* DESCRIPTION OF THE TASK
Transcribe all the records with complete accuracy.

• • • • • • •

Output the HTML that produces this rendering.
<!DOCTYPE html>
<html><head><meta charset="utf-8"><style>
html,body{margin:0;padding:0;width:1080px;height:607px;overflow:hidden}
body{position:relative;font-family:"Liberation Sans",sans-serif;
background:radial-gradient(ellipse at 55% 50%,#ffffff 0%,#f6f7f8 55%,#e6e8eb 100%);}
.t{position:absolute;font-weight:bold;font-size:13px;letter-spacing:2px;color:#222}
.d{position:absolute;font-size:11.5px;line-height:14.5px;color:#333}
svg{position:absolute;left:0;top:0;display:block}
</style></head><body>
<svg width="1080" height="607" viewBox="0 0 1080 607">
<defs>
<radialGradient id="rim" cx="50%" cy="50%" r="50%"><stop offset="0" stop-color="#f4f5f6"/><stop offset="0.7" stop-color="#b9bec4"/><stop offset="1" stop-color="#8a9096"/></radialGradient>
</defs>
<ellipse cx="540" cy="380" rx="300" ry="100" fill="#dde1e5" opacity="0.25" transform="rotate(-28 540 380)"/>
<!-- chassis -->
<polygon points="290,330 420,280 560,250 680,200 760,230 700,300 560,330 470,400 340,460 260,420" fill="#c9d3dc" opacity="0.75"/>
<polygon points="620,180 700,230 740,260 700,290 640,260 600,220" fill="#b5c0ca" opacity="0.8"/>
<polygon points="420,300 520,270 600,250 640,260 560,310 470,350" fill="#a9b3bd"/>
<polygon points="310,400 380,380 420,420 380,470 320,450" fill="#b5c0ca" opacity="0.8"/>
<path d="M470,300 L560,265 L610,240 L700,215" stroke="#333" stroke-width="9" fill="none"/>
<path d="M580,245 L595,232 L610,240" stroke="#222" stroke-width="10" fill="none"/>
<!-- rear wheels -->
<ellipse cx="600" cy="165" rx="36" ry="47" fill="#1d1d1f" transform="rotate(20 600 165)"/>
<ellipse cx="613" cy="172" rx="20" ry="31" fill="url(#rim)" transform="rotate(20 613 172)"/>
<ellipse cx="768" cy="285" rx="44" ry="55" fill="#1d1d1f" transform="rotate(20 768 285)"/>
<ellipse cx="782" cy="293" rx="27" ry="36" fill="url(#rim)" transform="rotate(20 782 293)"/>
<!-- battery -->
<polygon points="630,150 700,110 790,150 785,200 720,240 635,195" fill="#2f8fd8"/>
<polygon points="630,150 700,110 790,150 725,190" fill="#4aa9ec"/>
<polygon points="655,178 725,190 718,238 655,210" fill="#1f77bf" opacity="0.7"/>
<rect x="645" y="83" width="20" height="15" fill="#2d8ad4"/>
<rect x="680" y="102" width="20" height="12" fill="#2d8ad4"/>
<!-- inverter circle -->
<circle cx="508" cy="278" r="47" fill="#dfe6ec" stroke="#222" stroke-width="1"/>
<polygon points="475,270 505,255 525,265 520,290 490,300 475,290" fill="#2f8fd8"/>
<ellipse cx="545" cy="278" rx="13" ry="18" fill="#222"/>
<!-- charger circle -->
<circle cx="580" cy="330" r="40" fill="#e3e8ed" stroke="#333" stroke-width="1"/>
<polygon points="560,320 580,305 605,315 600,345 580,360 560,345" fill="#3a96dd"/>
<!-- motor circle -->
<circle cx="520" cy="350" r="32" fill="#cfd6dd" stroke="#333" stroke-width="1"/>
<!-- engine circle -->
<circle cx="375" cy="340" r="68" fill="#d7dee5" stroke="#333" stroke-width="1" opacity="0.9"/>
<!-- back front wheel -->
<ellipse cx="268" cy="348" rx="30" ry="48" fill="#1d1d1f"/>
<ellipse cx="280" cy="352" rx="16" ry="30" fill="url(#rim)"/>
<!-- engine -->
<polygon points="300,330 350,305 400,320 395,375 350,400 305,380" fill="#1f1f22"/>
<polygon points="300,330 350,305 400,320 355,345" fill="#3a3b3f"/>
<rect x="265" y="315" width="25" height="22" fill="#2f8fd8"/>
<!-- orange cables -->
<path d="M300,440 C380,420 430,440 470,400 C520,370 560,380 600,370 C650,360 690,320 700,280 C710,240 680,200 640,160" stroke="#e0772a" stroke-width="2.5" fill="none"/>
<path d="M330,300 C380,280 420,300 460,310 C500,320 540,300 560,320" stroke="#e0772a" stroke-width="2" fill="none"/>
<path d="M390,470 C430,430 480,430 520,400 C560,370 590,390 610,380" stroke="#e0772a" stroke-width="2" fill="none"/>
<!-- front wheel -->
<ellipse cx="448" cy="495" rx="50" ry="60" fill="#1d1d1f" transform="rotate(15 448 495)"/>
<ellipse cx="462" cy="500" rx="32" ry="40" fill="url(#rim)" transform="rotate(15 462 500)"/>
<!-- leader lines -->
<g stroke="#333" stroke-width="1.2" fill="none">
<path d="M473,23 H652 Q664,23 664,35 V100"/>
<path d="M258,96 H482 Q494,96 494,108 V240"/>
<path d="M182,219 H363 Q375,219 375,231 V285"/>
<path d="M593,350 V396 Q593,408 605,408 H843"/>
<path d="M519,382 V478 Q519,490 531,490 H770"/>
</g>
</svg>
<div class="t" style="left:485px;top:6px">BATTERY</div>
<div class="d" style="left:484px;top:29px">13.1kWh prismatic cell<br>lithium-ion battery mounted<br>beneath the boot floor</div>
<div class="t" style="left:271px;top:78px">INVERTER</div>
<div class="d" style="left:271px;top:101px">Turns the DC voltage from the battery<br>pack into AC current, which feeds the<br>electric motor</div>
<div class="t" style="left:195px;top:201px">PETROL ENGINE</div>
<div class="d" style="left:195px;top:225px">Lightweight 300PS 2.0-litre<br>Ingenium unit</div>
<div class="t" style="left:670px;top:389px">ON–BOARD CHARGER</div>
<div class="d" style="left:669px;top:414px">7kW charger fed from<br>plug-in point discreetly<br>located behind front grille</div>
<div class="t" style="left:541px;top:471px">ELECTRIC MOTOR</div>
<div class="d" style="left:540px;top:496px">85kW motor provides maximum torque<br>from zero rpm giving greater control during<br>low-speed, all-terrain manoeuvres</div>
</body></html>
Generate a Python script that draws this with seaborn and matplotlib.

• • • • • • •

* WRITTEN SOLUTION
Output the HTML that produces this rendering.
<!DOCTYPE html>
<html><head><meta charset="utf-8"><style>
html,body{margin:0;padding:0;width:1080px;height:607px;overflow:hidden}
body{position:relative;font-family:"Liberation Sans",sans-serif;
background:radial-gradient(ellipse at 55% 50%,#ffffff 0%,#f6f7f8 55%,#e6e8eb 100%);}
.t{position:absolute;font-weight:bold;font-size:13px;letter-spacing:2px;color:#222}
.d{position:absolute;font-size:11.5px;line-height:14.5px;color:#333}
svg{position:absolute;left:0;top:0;display:block}
</style></head><body>
<svg width="1080" height="607" viewBox="0 0 1080 607">
<defs>
<radialGradient id="rim" cx="50%" cy="50%" r="50%"><stop offset="0" stop-color="#f4f5f6"/><stop offset="0.7" stop-color="#b9bec4"/><stop offset="1" stop-color="#8a9096"/></radialGradient>
</defs>
<ellipse cx="540" cy="380" rx="300" ry="100" fill="#dde1e5" opacity="0.25" transform="rotate(-28 540 380)"/>
<!-- chassis -->
<polygon points="290,330 420,280 560,250 680,200 760,230 700,300 560,330 470,400 340,460 260,420" fill="#c9d3dc" opacity="0.75"/>
<polygon points="620,180 700,230 740,260 700,290 640,260 600,220" fill="#b5c0ca" opacity="0.8"/>
<polygon points="420,300 520,270 600,250 640,260 560,310 470,350" fill="#a9b3bd"/>
<polygon points="310,400 380,380 420,420 380,470 320,450" fill="#b5c0ca" opacity="0.8"/>
<path d="M470,300 L560,265 L610,240 L700,215" stroke="#333" stroke-width="9" fill="none"/>
<path d="M580,245 L595,232 L610,240" stroke="#222" stroke-width="10" fill="none"/>
<!-- rear wheels -->
<ellipse cx="600" cy="165" rx="36" ry="47" fill="#1d1d1f" transform="rotate(20 600 165)"/>
<ellipse cx="613" cy="172" rx="20" ry="31" fill="url(#rim)" transform="rotate(20 613 172)"/>
<ellipse cx="768" cy="285" rx="44" ry="55" fill="#1d1d1f" transform="rotate(20 768 285)"/>
<ellipse cx="782" cy="293" rx="27" ry="36" fill="url(#rim)" transform="rotate(20 782 293)"/>
<!-- battery -->
<polygon points="630,150 700,110 790,150 785,200 720,240 635,195" fill="#2f8fd8"/>
<polygon points="630,150 700,110 790,150 725,190" fill="#4aa9ec"/>
<polygon points="655,178 725,190 718,238 655,210" fill="#1f77bf" opacity="0.7"/>
<rect x="645" y="83" width="20" height="15" fill="#2d8ad4"/>
<rect x="680" y="102" width="20" height="12" fill="#2d8ad4"/>
<!-- inverter circle -->
<circle cx="508" cy="278" r="47" fill="#dfe6ec" stroke="#222" stroke-width="1"/>
<polygon points="475,270 505,255 525,265 520,290 490,300 475,290" fill="#2f8fd8"/>
<ellipse cx="545" cy="278" rx="13" ry="18" fill="#222"/>
<!-- charger circle -->
<circle cx="580" cy="330" r="40" fill="#e3e8ed" stroke="#333" stroke-width="1"/>
<polygon points="560,320 580,305 605,315 600,345 580,360 560,345" fill="#3a96dd"/>
<!-- motor circle -->
<circle cx="520" cy="350" r="32" fill="#cfd6dd" stroke="#333" stroke-width="1"/>
<!-- engine circle -->
<circle cx="375" cy="340" r="68" fill="#d7dee5" stroke="#333" stroke-width="1" opacity="0.9"/>
<!-- back front wheel -->
<ellipse cx="268" cy="348" rx="30" ry="48" fill="#1d1d1f"/>
<ellipse cx="280" cy="352" rx="16" ry="30" fill="url(#rim)"/>
<!-- engine -->
<polygon points="300,330 350,305 400,320 395,375 350,400 305,380" fill="#1f1f22"/>
<polygon points="300,330 350,305 400,320 355,345" fill="#3a3b3f"/>
<rect x="265" y="315" width="25" height="22" fill="#2f8fd8"/>
<!-- orange cables -->
<path d="M300,440 C380,420 430,440 470,400 C520,370 560,380 600,370 C650,360 690,320 700,280 C710,240 680,200 640,160" stroke="#e0772a" stroke-width="2.5" fill="none"/>
<path d="M330,300 C380,280 420,300 460,310 C500,320 540,300 560,320" stroke="#e0772a" stroke-width="2" fill="none"/>
<path d="M390,470 C430,430 480,430 520,400 C560,370 590,390 610,380" stroke="#e0772a" stroke-width="2" fill="none"/>
<!-- front wheel -->
<ellipse cx="448" cy="495" rx="50" ry="60" fill="#1d1d1f" transform="rotate(15 448 495)"/>
<ellipse cx="462" cy="500" rx="32" ry="40" fill="url(#rim)" transform="rotate(15 462 500)"/>
<!-- leader lines -->
<g stroke="#333" stroke-width="1.2" fill="none">
<path d="M473,23 H652 Q664,23 664,35 V100"/>
<path d="M258,96 H482 Q494,96 494,108 V240"/>
<path d="M182,219 H363 Q375,219 375,231 V285"/>
<path d="M593,350 V396 Q593,408 605,408 H843"/>
<path d="M519,382 V478 Q519,490 531,490 H770"/>
</g>
</svg>
<div class="t" style="left:485px;top:6px">BATTERY</div>
<div class="d" style="left:484px;top:29px">13.1kWh prismatic cell<br>lithium-ion battery mounted<br>beneath the boot floor</div>
<div class="t" style="left:271px;top:78px">INVERTER</div>
<div class="d" style="left:271px;top:101px">Turns the DC voltage from the battery<br>pack into AC current, which feeds the<br>electric motor</div>
<div class="t" style="left:195px;top:201px">PETROL ENGINE</div>
<div class="d" style="left:195px;top:225px">Lightweight 300PS 2.0-litre<br>Ingenium unit</div>
<div class="t" style="left:670px;top:389px">ON–BOARD CHARGER</div>
<div class="d" style="left:669px;top:414px">7kW charger fed from<br>plug-in point discreetly<br>located behind front grille</div>
<div class="t" style="left:541px;top:471px">ELECTRIC MOTOR</div>
<div class="d" style="left:540px;top:496px">85kW motor provides maximum torque<br>from zero rpm giving greater control during<br>low-speed, all-terrain manoeuvres</div>
</body></html>
Generate a Python script that draws this with seaborn and matplotlib.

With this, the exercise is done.